Myself, I watched every bit of video I could get my hands on. I listened to every record and tape I could find, begged for every Muppet toy offered at local rummage sales, and I started watching the last 25 minutes of Sesame Street every day after school. (The bus-ride home cut into the show.)
While I idolized all the puppeteers, I was most drawn to Frank Oz, because he had literally been Jim’s other set of hands. I scoured the internet, at one point using HotBot and Altavista to find what I sincerely believed to be Frank’s phone number and address- by using his real name. I wrote reggae songs about how sad he was now that his creative partner was gone. And I tried to imagine what the electricity of friendship and creative kinship that crackled between Jim and his associates must have felt like.

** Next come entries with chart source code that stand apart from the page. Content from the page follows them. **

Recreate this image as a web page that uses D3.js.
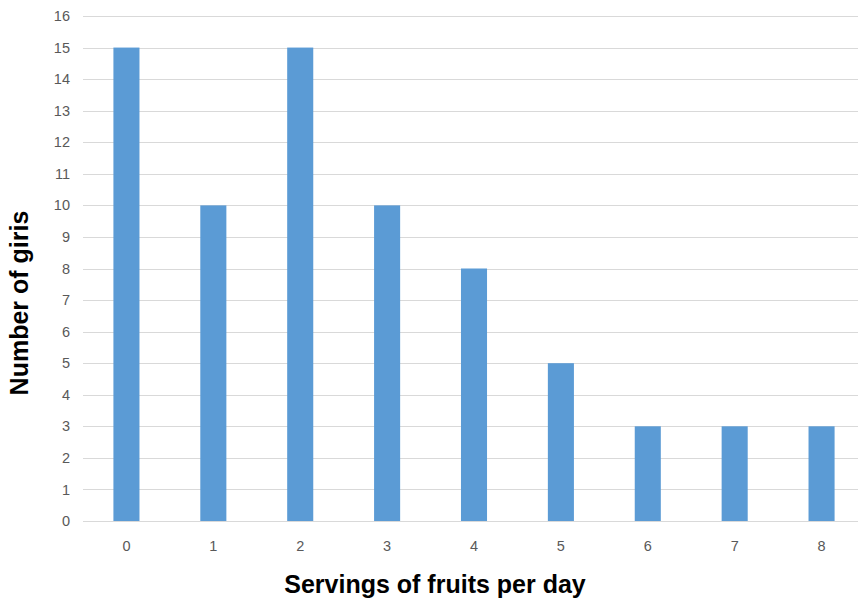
<!DOCTYPE html>
<html>
  <head>
    <meta charset="UTF-8">
    <title></title>
    <style>
    body { margin: 0; background: #fff; }
    .tick-label { font-family: "Liberation Sans", Arial, sans-serif; font-size: 14.5px; fill: #595959; }
    .axis-title { font-family: "Liberation Sans", Arial, sans-serif; font-size: 25px; font-weight: bold; fill: #000; }
    </style>
  </head>
  <body>
    <svg id="chart"></svg>
  </body>
  <script src="https://cdn.jsdelivr.net/npm/d3@7"></script>
  <script>
  var servings = ["0", "1", "2", "3", "4", "5", "6", "7", "8"];
  var girls = [15, 10, 15, 10, 8, 5, 3, 3, 3];
  var yTicks = [0, 1, 2, 3, 4, 5, 6, 7, 8, 9, 10, 11, 12, 13, 14, 15, 16];

  var width = 860, height = 602;
  var plotLeft = 83, plotRight = 865, plotTop = 16, plotBottom = 521;

  var svg = d3.select("#chart").attr("width", width).attr("height", height);

  var x = d3.scaleBand().domain(servings).range([plotLeft, plotRight])
    .paddingInner(0.7).paddingOuter(0.35);
  var y = d3.scaleLinear().domain([0, 16]).range([plotBottom, plotTop]);

  // gridlines
  svg.selectAll(".grid")
    .data(yTicks)
    .enter()
    .append("line")
    .attr("x1", plotLeft)
    .attr("x2", 858)
    .attr("y1", function(d) { return Math.round(y(d)) + 0.5; })
    .attr("y2", function(d) { return Math.round(y(d)) + 0.5; })
    .style("stroke", "#d9d9d9")
    .style("stroke-width", 1);

  // y tick labels
  svg.selectAll(".ylab")
    .data(yTicks)
    .enter()
    .append("text")
    .attr("class", "tick-label")
    .attr("x", 70)
    .attr("y", function(d) { return y(d); })
    .attr("dy", "0.35em")
    .attr("text-anchor", "end")
    .text(function(d) { return d; });

  // bars
  svg.selectAll(".bar")
    .data(girls)
    .enter()
    .append("rect")
    .attr("x", function(d, i) { return x(servings[i]); })
    .attr("width", x.bandwidth())
    .attr("y", function(d) { return y(d); })
    .attr("height", function(d) { return y(0) - y(d); })
    .style("fill", "#5b9bd5");

  // x tick labels
  svg.selectAll(".xlab")
    .data(servings)
    .enter()
    .append("text")
    .attr("class", "tick-label")
    .attr("x", function(d) { return x(d) + x.bandwidth() / 2; })
    .attr("y", 551)
    .attr("text-anchor", "middle")
    .text(function(d) { return d; });

  svg.append("text")
    .attr("class", "axis-title")
    .attr("x", 435)
    .attr("y", 593)
    .attr("text-anchor", "middle")
    .text("Servings of fruits per day");

  svg.append("text")
    .attr("class", "axis-title")
    .attr("transform", "translate(28,303)rotate(-90)")
    .attr("text-anchor", "middle")
    .text("Number of giris");
  </script>
</html>
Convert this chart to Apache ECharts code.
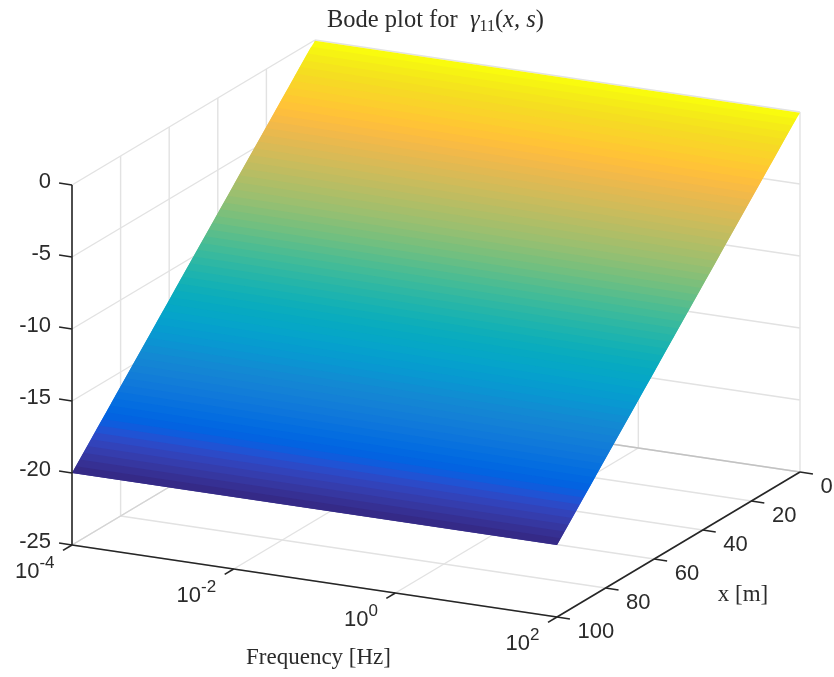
<!DOCTYPE html>
<html>
<head>
<meta charset="utf-8">
<script src="https://cdn.jsdelivr.net/npm/echarts@6/dist/echarts.min.js"></script>
<style>html,body{margin:0;padding:0;background:#fff}#c{width:834px;height:677px}</style>
</head>
<body>
<div id="c"></div>
<script>
// ---- values ----
var freqTicks = [-4, -2, 0, 2];            // log10 of frequency in Hz
var xTicks = [0, 20, 40, 60, 80, 100];     // x in m
var zTicks = [0, -5, -10, -15, -20, -25];  // magnitude
var xStations = [0,1.56,3.13,4.69,6.25,7.81,9.38,10.94,12.5,14.06,15.63,17.19,18.75,20.31,21.88,23.44,25,26.56,28.13,29.69,31.25,32.81,34.38,35.94,37.5,39.06,40.63,42.19,43.75,45.31,46.88,48.44,50,51.56,53.13,54.69,56.25,57.81,59.38,60.94,62.5,64.06,65.63,67.19,68.75,70.31,71.88,73.44,75,76.56,78.13,79.69,81.25,82.81,84.38,85.94,87.5,89.06,90.63,92.19,93.75,95.31,96.88,98.44,100];
var surfaceZ = [-0.05,-0.31,-0.63,-0.94,-1.25,-1.56,-1.88,-2.19,-2.5,-2.81,-3.13,-3.44,-3.75,-4.06,-4.38,-4.69,-5,-5.31,-5.63,-5.94,-6.25,-6.56,-6.88,-7.19,-7.5,-7.81,-8.13,-8.44,-8.75,-9.06,-9.38,-9.69,-10,-10.31,-10.63,-10.94,-11.25,-11.56,-11.88,-12.19,-12.5,-12.81,-13.13,-13.44,-13.75,-14.06,-14.38,-14.69,-15,-15.31,-15.63,-15.94,-16.25,-16.56,-16.88,-17.19,-17.5,-17.81,-18.13,-18.44,-18.75,-19.06,-19.38,-19.69,-20];
var parula = [[.2081,.1663,.5292],[.2116,.1898,.5777],[.2123,.2138,.627],[.2081,.2386,.6771],[.1959,.2645,.7279],[.1707,.2919,.7792],[.1253,.3242,.8303],[.0591,.3598,.8683],[.0117,.3875,.882],[.006,.4086,.8828],[.0165,.4266,.8786],[.0329,.443,.872],[.0498,.4586,.8641],[.0629,.4737,.8554],[.0723,.4887,.8467],[.0779,.504,.8384],[.0793,.52,.8312],[.0749,.5375,.8263],[.0641,.557,.824],[.0488,.5772,.8228],[.0343,.5966,.8199],[.0265,.6137,.8135],[.0239,.6287,.8038],[.0231,.6418,.7913],[.0228,.6535,.7768],[.0267,.6642,.7607],[.0384,.6743,.7436],[.059,.6838,.7254],[.0843,.6928,.7062],[.1133,.7015,.6859],[.1453,.7098,.6646],[.1801,.7177,.6424],[.2178,.725,.6193],[.2586,.7317,.5954],[.3022,.7376,.5712],[.3482,.7424,.5473],[.3953,.7459,.5244],[.442,.7481,.5033],[.4871,.7491,.484],[.53,.7491,.4661],[.5709,.7485,.4494],[.6099,.7473,.4337],[.6473,.7456,.4188],[.6834,.7435,.4044],[.7184,.7411,.3905],[.7525,.7384,.3768],[.7858,.7356,.3633],[.8185,.7327,.3498],[.8507,.7299,.336],[.8824,.7274,.3217],[.9139,.7258,.3063],[.945,.7261,.2886],[.9739,.7314,.2666],[.9938,.7455,.2403],[.999,.7653,.2164],[.9955,.7861,.1967],[.988,.8066,.1794],[.9789,.8271,.1633],[.9697,.8481,.1475],[.9626,.8705,.1309],[.9589,.8949,.1132],[.9598,.9218,.0948],[.9661,.9514,.0755],[.9763,.9831,.0538]];

// ---- axis box limits ----
var fMin = -4, fMax = 2, xMin = 0, xMax = 100, zMin = -25, zMax = 0;

// orthographic view of the 3-D box onto a hidden 2-D value-axis plane
function view(f, x, z) {
  return [
    72 + (f - fMin) / (fMax - fMin) * 485 + (xMax - x) / (xMax - xMin) * 243,
    545 + (f - fMin) / (fMax - fMin) * 72 - (xMax - x) / (xMax - xMin) * 145 - (z - zMin) / (zMax - zMin) * 360
  ];
}
function coordOf(api, f, x, z) { return api.coord(view(f, x, z)); }

function colorOf(i) {
  var c = parula[parula.length - 1 - i];
  return 'rgb(' + Math.round(c[0] * 255) + ',' + Math.round(c[1] * 255) + ',' + Math.round(c[2] * 255) + ')';
}

// grid lines on the two back walls and the floor
var gridSegs = [];
xTicks.forEach(function (x) {
  gridSegs.push([fMin, x, zMin, fMin, x, zMax]);
  gridSegs.push([fMin, x, zMin, fMax, x, zMin]);
});
freqTicks.forEach(function (f) {
  gridSegs.push([f, xMin, zMin, f, xMin, zMax]);
  gridSegs.push([f, xMin, zMin, f, xMax, zMin]);
});
zTicks.slice(0, -1).forEach(function (z) {
  gridSegs.push([fMin, xMin, z, fMin, xMax, z]);
  gridSegs.push([fMin, xMin, z, fMax, xMin, z]);
});
var leftFloorEdge = [[fMin, xMin, zMin, fMin, xMax, zMin]];
var backFloorEdge = [[fMin, xMin, zMin, fMax, xMin, zMin]];

// surface strips: each one reaches under the next so that no seam shows
var strips = [];
for (var i = 0; i + 1 < xStations.length; i++) {
  var j = Math.min(i + 2, xStations.length - 1);
  strips.push([xStations[i], surfaceZ[i], xStations[j], surfaceZ[j]]);
}

// axes and ticks (ticks run along a neighbouring box direction)
var zTickLen = 0.16, fTickLen = 0.16, xTickLen = 3.7;
var axisSegs = [
  [fMin, xMax, zMin, fMin, xMax, zMax],
  [fMin, xMax, zMin, fMax, xMax, zMin],
  [fMax, xMin, zMin, fMax, xMax, zMin]
];
zTicks.forEach(function (z) { axisSegs.push([fMin, xMax, z, fMin - zTickLen, xMax, z]); });
freqTicks.forEach(function (f) { axisSegs.push([f, xMax, zMin, f, xMax + xTickLen, zMin]); });
xTicks.forEach(function (x) { axisSegs.push([fMax, x, zMin, fMax + fTickLen, x, zMin]); });

// text
var SANS = '"Liberation Sans", Arial, sans-serif';
var SERIF = '"Liberation Serif", serif';
var INK = '#2b2b2b';
var labels = [];
zTicks.forEach(function (z) {
  labels.push({ at: [fMin, xMax, z], dx: -21, dy: -3, text: String(z), align: 'right' });
});
xTicks.forEach(function (x) {
  labels.push({ at: [fMax, x, zMin], dx: 20.5, dy: 14.5, text: String(x), align: 'left' });
});
freqTicks.forEach(function (f) {
  labels.push({ at: [f, xMax, zMin], dx: -17.5, dy: 24, text: '{b|10}{s|' + f + '}', align: 'right' });
});
labels.push({ at: [fMax, 50, zMin], dx: 64.5, dy: 50.5, text: 'x [m]', align: 'center', serif: true });
labels.push({ at: [-1, xMax, zMin], dx: 4, dy: 77, text: 'Frequency [Hz]', align: 'center', serif: true });

function lineSeries(segs, color, width) {
  return {
    type: 'custom', coordinateSystem: 'cartesian2d', silent: true, clip: false,
    data: segs,
    renderItem: function (p, api) {
      var a = coordOf(api, api.value(0), api.value(1), api.value(2));
      var b = coordOf(api, api.value(3), api.value(4), api.value(5));
      return { type: 'line', shape: { x1: a[0], y1: a[1], x2: b[0], y2: b[1] }, style: { stroke: color, lineWidth: width, fill: null } };
    }
  };
}

var chart = echarts.init(document.getElementById('c'), null, { renderer: 'canvas' });
chart.setOption({
  animation: false,
  backgroundColor: '#fff',
  tooltip: { show: false },
  title: {
    left: 327, top: 8, padding: 0,
    text: '{r|Bode plot for  }{m|γ}{u|11}{r|(}{m|x, s}{r|)}',
    textStyle: {
      fontWeight: 'normal',
      rich: {
        r: { fontFamily: SERIF, fontSize: 24.5, fontWeight: 'normal', color: INK, lineHeight: 27, verticalAlign: 'top' },
        m: { fontFamily: SERIF, fontSize: 24.5, fontWeight: 'normal', fontStyle: 'italic', color: INK, lineHeight: 27, verticalAlign: 'top' },
        u: { fontFamily: SERIF, fontSize: 16, fontWeight: 'normal', color: INK, verticalAlign: 'bottom' }
      }
    }
  },
  grid: { left: 0, right: 0, top: 0, bottom: 0 },
  xAxis: { type: 'value', min: 0, max: 834, show: false },
  yAxis: { type: 'value', min: 0, max: 677, inverse: true, show: false },
  series: [
    lineSeries(gridSegs, '#e2e2e2', 1.4),
    lineSeries(leftFloorEdge, '#d4d4d4', 1.4),
    lineSeries(backFloorEdge, '#c2c2c2', 1.4),
    {
      type: 'custom', coordinateSystem: 'cartesian2d', silent: true, clip: false,
      data: strips,
      renderItem: function (p, api) {
        var x0 = api.value(0), z0 = api.value(1), x1 = api.value(2), z1 = api.value(3);
        return {
          type: 'polygon',
          shape: { points: [coordOf(api, fMin, x0, z0), coordOf(api, fMax, x0, z0), coordOf(api, fMax, x1, z1), coordOf(api, fMin, x1, z1)] },
          style: { fill: colorOf(p.dataIndex) }
        };
      }
    },
    lineSeries(axisSegs, '#262626', 1.6),
    {
      type: 'custom', coordinateSystem: 'cartesian2d', silent: true, clip: false,
      data: labels.map(function (l) { return l.at; }),
      renderItem: function (p, api) {
        var l = labels[p.dataIndex];
        var c = coordOf(api, api.value(0), api.value(1), api.value(2));
        return {
          type: 'text',
          style: {
            x: c[0] + l.dx, y: c[1] + l.dy, text: l.text, align: l.align, verticalAlign: 'middle',
            fill: INK, fontFamily: l.serif ? SERIF : SANS, fontSize: l.serif ? 23 : 22,
            rich: {
              b: { fontFamily: SANS, fontSize: 22, fill: INK, lineHeight: 28, verticalAlign: 'bottom' },
              s: { fontFamily: SANS, fontSize: 17, fill: INK, verticalAlign: 'top' }
            }
          }
        };
      }
    }
  ]
});
</script>
</body>
</html>
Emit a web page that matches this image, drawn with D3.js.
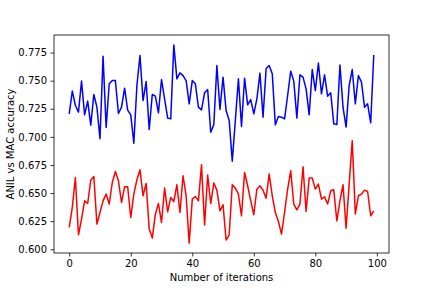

A magical thing bubbles up out of every Henson creation, a strange and sweet elixir of ideas such individuality, togetherness, specialness in all things, of compassion that transcends and erases social boundaries. Every child is thirsty for this knowledge, and I drank to my heart’s content.
Song from the Street soothed me to sleep. Movies moved me to laughter and tears… of joy. With songs like, “Believe in Yourself.” and “One Fine Face,” I lost focus of the standards that the sexually charged world of MTV and rated R movies was imposing on me. And I started to value my greatest asset and talent- my imagination.
I told myself that one day, I was going to do what Jim Henson did. I would not be who I am today, or as happy, or as full and open to life, were it not for he and his associate’s creations. His ideas and philosophy were such a valuable gift to the world- it is our duty to Pass It On when we receive it.